*beep*: Indian censors want 'cow', 'Hindu' removed from documentary on Amartya Sen

Dunya News

Indian censor board has been criticised for political bias and suppressing creativity.

(Web Desk) - ‘Cow’, ‘Hindu’, and ‘Gujrat’ are just some of the words that the Indian censor board wants bleeped out from a documentary about the famous economist and Nobel laureate Amartya Sen.

The director of the film, Suman Ghosh said that the censor board officials on Monday demanded that the one-hour documentary about Sen, a Harvard professor and essayist, could be released only if certain words were removed, The Guardian reported.


 

Amartya Sen has been a vocal critic of Indian PM Modi. Photo courtesy: The Guardian


The list of words included ‘cow’, ‘Hindu India’, ‘Hindutva’ – a reference to the religious nationalist ideology of India’s ruling party – and ‘Gujarat’.
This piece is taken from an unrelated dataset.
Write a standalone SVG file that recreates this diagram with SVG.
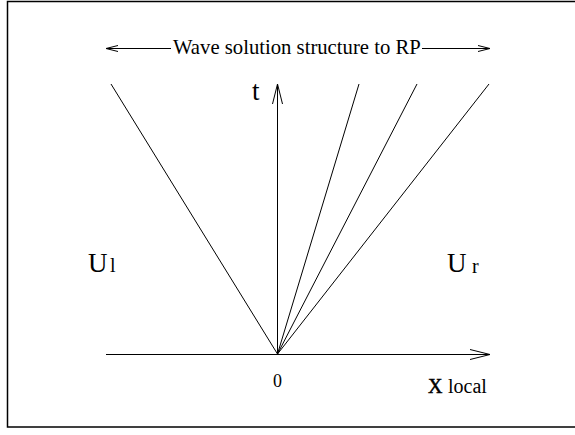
<svg xmlns="http://www.w3.org/2000/svg" width="575" height="435" viewBox="0 0 575 435">
<style>
.ln{stroke:#000;stroke-width:1;fill:none}
.ah{stroke:#000;stroke-width:1;fill:none}
.tx{font-family:'Liberation Serif','Times New Roman',serif;fill:#000}
</style>
<rect x="0" y="0" width="575" height="435" fill="#fff"/>
<rect x="7.5" y="1.5" width="580" height="425.5" fill="none" stroke="#000" stroke-width="1.5"/>
<g id="connectors">
<line class="ln" x1="106" y1="354.5" x2="490" y2="354.5"/>
<polyline class="ah" points="470,349.5 490,354.5 470,359.5"/>
<line class="ln" x1="277.5" y1="354" x2="277.5" y2="84"/>
<polyline class="ah" points="272.5,104 277.5,84 282.5,104"/>
<line class="ln" x1="111" y1="84" x2="277.5" y2="354"/>
<line class="ln" x1="277.5" y1="354" x2="359" y2="84"/>
<line class="ln" x1="277.5" y1="354" x2="417" y2="84"/>
<line class="ln" x1="277.5" y1="354" x2="489" y2="84"/>
<line class="ln" x1="106" y1="48.5" x2="171" y2="48.5"/>
<polyline class="ah" points="118,45.5 106,48.5 118,51.5"/>
<line class="ln" x1="422" y1="48.5" x2="490" y2="48.5"/>
<polyline class="ah" points="478,45.5 490,48.5 478,51.5"/>
</g>
<g id="title"><text class="tx" x="173" y="54" font-size="20.7">Wave solution structure to RP</text></g>
<g id="t-label"><text class="tx" x="252" y="100" font-size="27">t</text></g>
<g id="Ul"><text class="tx" x="88" y="272" font-size="27">U</text><text class="tx" x="110" y="272" font-size="20">l</text></g>
<g id="Ur"><text class="tx" x="447" y="272" font-size="27">U</text><text class="tx" x="472" y="273" font-size="20">r</text></g>
<g id="origin"><text class="tx" x="273" y="387" font-size="18">0</text></g>
<g id="x-label"><text class="tx" x="428" y="393" font-size="20" stroke="#000" stroke-width="0.5">X</text><text class="tx" x="448" y="393" font-size="20">local</text></g>
</svg>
The director said he screened his film ‘The Argumentative Indian’ – adapted from Sen’s book of the same title for censors. “I was quite shaken,” Ghosh told NDTV of the Central Board of Film Certification (CBFC) decision, against which he said he would be appealing. “I was shocked but I thought, I have to argue.”

Filmed over the course of more than 15 years, Ghosh’s new work mainly features Sen, a vocal critic of Modi, and Kaushik Basu, who was chief economic adviser to India’s last Congress-led government, in a conversation that ranges from economics and philosophy to the global rise of right-wing nationalism.

It mentions communal riots in western Gujarat state where at least 1,000 people, mostly Muslims, were killed in 2002 when PM Modi was chief minister there. India has seen a spike in violent incident including public lynching and mob attacks on cattle traders and consumers carried by vigilantes from fringe Hindu groups targeting Muslims.

This is however, not the first time India’s censor board has targeted a movie labeling it offensive, and causing religious and cultural intolerance. The censor board has widely been criticised for political bias and suppressing creativity.

In January, the censorship board refused to classify a Hindi film, Lipstick Under My Burkha, arguing that its content was too “lady-oriented” and contained audio pornography. The film, which explores the sexuality and struggles of four women in small-town India, was later cleared for release on appeal.

The producers of another film, Udta Punjab, about the epidemic of drug abuse in the titular Indian state, were last year ordered to make more than 90 changes – including any reference to Punjab. The Bombay High Court later overturned the board’s decision.